Final exhibit: my car will roll over to 100,000 miles in the next few days. I've had that car since the winter of 2004, when I bought it off-lease for a bargain price of $8500. It had less than 30,000 miles on it then. It had a couple of easy years in Minnesota, where Hilary and I had walking commutes. Since our return to New Hampshire, I've been putting over 1000 miles per month on it. It still runs well, and hasn't been too expensive to maintain. I think I can reasonably expect another 2-3 years from it (I hope: it'll take that long to finish paying off Hilary's Subaru!).

Still, scheduled maintenance at the dealer is never cheap. Replacing the timing belt (and associated claptrap like the water pump, tensioner, and serpentine) is recommended by now. That can get done by a local guy, but is still hundreds of dollars. And the car is due for state inspection. All of this on a volkswagon means I should probably just hand over my wallet and be done.

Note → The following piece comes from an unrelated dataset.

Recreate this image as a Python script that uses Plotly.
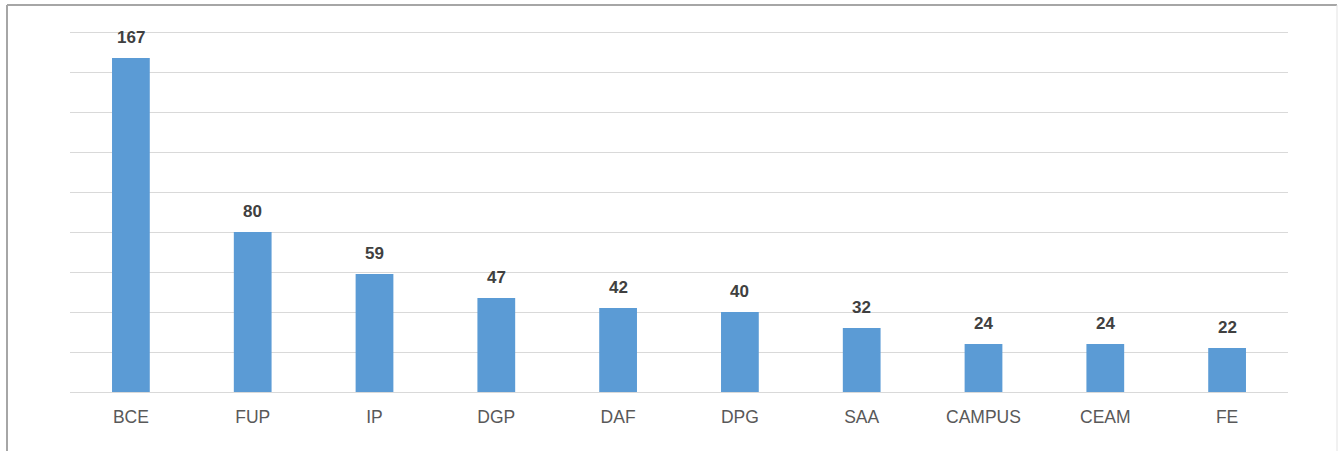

Coming soon: our street is getting torn up and redone in the coming weeks. On the plus side, it'll mean the sewer, water, and natural gas connections will get some upgrades, not to mention a smooth surface for B's continuing adventures with pedal-bicycling. On the downside, the local utility will need to punch a hole in the side of the house for the new gas line, and possibly trench our driveway.

It's probably best if we leave the crumbling retaining wall and front steps out of the conversation. And don't get me started on the 2nd floor bathroom. Is that kitchen faucet still dripping? I wonder if I'll ever see my garage workshop again. Anyone got some gasoline and a match?

At the moment, I'm feeling (and no doubt sounding) like a tired old curmudgeon.